### Material provided:
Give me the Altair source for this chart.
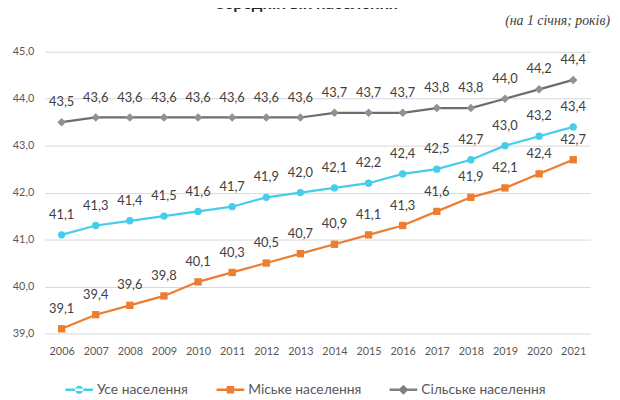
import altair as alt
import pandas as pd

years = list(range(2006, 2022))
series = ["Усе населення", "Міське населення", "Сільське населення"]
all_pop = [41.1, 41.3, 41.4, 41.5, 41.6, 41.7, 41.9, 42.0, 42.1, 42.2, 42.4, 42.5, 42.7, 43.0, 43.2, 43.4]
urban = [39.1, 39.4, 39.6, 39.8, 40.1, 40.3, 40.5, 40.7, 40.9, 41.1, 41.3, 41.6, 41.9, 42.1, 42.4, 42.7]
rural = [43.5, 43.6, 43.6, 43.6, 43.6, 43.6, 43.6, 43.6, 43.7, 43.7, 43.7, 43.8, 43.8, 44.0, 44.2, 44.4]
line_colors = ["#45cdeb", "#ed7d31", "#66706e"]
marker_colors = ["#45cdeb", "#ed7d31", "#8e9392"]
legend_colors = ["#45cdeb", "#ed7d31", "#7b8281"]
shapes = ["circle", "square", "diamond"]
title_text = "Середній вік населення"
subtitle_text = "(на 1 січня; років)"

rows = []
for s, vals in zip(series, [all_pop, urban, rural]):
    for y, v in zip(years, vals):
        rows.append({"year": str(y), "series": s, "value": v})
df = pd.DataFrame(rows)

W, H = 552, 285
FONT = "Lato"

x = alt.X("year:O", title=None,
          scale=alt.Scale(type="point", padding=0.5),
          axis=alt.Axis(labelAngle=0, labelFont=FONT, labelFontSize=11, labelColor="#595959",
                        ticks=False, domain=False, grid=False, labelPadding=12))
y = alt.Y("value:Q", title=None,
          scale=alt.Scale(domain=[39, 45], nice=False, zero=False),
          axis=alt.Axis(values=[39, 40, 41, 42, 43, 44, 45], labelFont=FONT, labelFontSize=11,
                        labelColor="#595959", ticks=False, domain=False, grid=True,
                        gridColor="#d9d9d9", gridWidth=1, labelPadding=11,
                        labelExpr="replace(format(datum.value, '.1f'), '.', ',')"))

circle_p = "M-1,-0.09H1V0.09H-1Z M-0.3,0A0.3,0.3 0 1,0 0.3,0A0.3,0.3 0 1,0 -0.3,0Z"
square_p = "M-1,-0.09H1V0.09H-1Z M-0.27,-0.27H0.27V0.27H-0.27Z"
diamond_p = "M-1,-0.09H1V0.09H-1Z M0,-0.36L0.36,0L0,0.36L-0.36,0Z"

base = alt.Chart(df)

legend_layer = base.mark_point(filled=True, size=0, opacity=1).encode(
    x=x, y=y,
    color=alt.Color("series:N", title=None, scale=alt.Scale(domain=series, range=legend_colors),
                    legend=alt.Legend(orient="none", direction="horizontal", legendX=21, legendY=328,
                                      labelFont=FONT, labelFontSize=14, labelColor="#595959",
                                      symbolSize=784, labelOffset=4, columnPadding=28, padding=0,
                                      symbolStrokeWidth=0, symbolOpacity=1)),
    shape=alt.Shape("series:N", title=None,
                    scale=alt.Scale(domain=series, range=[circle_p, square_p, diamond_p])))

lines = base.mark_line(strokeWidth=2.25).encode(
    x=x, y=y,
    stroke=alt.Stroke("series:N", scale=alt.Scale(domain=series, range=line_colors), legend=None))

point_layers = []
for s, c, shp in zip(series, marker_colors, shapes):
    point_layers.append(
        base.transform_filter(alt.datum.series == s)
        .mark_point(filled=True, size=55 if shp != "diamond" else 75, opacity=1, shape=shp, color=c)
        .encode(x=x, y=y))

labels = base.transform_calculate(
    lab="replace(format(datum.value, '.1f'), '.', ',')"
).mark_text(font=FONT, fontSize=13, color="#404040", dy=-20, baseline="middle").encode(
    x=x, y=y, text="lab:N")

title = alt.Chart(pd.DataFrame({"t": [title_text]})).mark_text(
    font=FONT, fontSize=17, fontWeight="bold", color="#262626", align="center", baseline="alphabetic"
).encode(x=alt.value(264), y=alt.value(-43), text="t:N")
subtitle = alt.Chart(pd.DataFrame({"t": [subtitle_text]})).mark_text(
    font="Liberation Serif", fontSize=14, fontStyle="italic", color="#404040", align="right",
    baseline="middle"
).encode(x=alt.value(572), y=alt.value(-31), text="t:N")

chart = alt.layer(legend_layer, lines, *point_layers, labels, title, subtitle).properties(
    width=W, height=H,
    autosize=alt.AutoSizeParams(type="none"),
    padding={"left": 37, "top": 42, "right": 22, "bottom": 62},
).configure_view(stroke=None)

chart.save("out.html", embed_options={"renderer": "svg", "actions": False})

### Aim:
Return each line of the data, keeping its wording exact and omitting pictures.

### Complete response:
Give me the Altair source for this chart.
import altair as alt
import pandas as pd

years = list(range(2006, 2022))
series = ["Усе населення", "Міське населення", "Сільське населення"]
all_pop = [41.1, 41.3, 41.4, 41.5, 41.6, 41.7, 41.9, 42.0, 42.1, 42.2, 42.4, 42.5, 42.7, 43.0, 43.2, 43.4]
urban = [39.1, 39.4, 39.6, 39.8, 40.1, 40.3, 40.5, 40.7, 40.9, 41.1, 41.3, 41.6, 41.9, 42.1, 42.4, 42.7]
rural = [43.5, 43.6, 43.6, 43.6, 43.6, 43.6, 43.6, 43.6, 43.7, 43.7, 43.7, 43.8, 43.8, 44.0, 44.2, 44.4]
line_colors = ["#45cdeb", "#ed7d31", "#66706e"]
marker_colors = ["#45cdeb", "#ed7d31", "#8e9392"]
legend_colors = ["#45cdeb", "#ed7d31", "#7b8281"]
shapes = ["circle", "square", "diamond"]
title_text = "Середній вік населення"
subtitle_text = "(на 1 січня; років)"

rows = []
for s, vals in zip(series, [all_pop, urban, rural]):
    for y, v in zip(years, vals):
        rows.append({"year": str(y), "series": s, "value": v})
df = pd.DataFrame(rows)

W, H = 552, 285
FONT = "Lato"

x = alt.X("year:O", title=None,
          scale=alt.Scale(type="point", padding=0.5),
          axis=alt.Axis(labelAngle=0, labelFont=FONT, labelFontSize=11, labelColor="#595959",
                        ticks=False, domain=False, grid=False, labelPadding=12))
y = alt.Y("value:Q", title=None,
          scale=alt.Scale(domain=[39, 45], nice=False, zero=False),
          axis=alt.Axis(values=[39, 40, 41, 42, 43, 44, 45], labelFont=FONT, labelFontSize=11,
                        labelColor="#595959", ticks=False, domain=False, grid=True,
                        gridColor="#d9d9d9", gridWidth=1, labelPadding=11,
                        labelExpr="replace(format(datum.value, '.1f'), '.', ',')"))

circle_p = "M-1,-0.09H1V0.09H-1Z M-0.3,0A0.3,0.3 0 1,0 0.3,0A0.3,0.3 0 1,0 -0.3,0Z"
square_p = "M-1,-0.09H1V0.09H-1Z M-0.27,-0.27H0.27V0.27H-0.27Z"
diamond_p = "M-1,-0.09H1V0.09H-1Z M0,-0.36L0.36,0L0,0.36L-0.36,0Z"

base = alt.Chart(df)

legend_layer = base.mark_point(filled=True, size=0, opacity=1).encode(
    x=x, y=y,
    color=alt.Color("series:N", title=None, scale=alt.Scale(domain=series, range=legend_colors),
                    legend=alt.Legend(orient="none", direction="horizontal", legendX=21, legendY=328,
                                      labelFont=FONT, labelFontSize=14, labelColor="#595959",
                                      symbolSize=784, labelOffset=4, columnPadding=28, padding=0,
                                      symbolStrokeWidth=0, symbolOpacity=1)),
    shape=alt.Shape("series:N", title=None,
                    scale=alt.Scale(domain=series, range=[circle_p, square_p, diamond_p])))

lines = base.mark_line(strokeWidth=2.25).encode(
    x=x, y=y,
    stroke=alt.Stroke("series:N", scale=alt.Scale(domain=series, range=line_colors), legend=None))

point_layers = []
for s, c, shp in zip(series, marker_colors, shapes):
    point_layers.append(
        base.transform_filter(alt.datum.series == s)
        .mark_point(filled=True, size=55 if shp != "diamond" else 75, opacity=1, shape=shp, color=c)
        .encode(x=x, y=y))

labels = base.transform_calculate(
    lab="replace(format(datum.value, '.1f'), '.', ',')"
).mark_text(font=FONT, fontSize=13, color="#404040", dy=-20, baseline="middle").encode(
    x=x, y=y, text="lab:N")

title = alt.Chart(pd.DataFrame({"t": [title_text]})).mark_text(
    font=FONT, fontSize=17, fontWeight="bold", color="#262626", align="center", baseline="alphabetic"
).encode(x=alt.value(264), y=alt.value(-43), text="t:N")
subtitle = alt.Chart(pd.DataFrame({"t": [subtitle_text]})).mark_text(
    font="Liberation Serif", fontSize=14, fontStyle="italic", color="#404040", align="right",
    baseline="middle"
).encode(x=alt.value(572), y=alt.value(-31), text="t:N")

chart = alt.layer(legend_layer, lines, *point_layers, labels, title, subtitle).properties(
    width=W, height=H,
    autosize=alt.AutoSizeParams(type="none"),
    padding={"left": 37, "top": 42, "right": 22, "bottom": 62},
).configure_view(stroke=None)

chart.save("out.html", embed_options={"renderer": "svg", "actions": False})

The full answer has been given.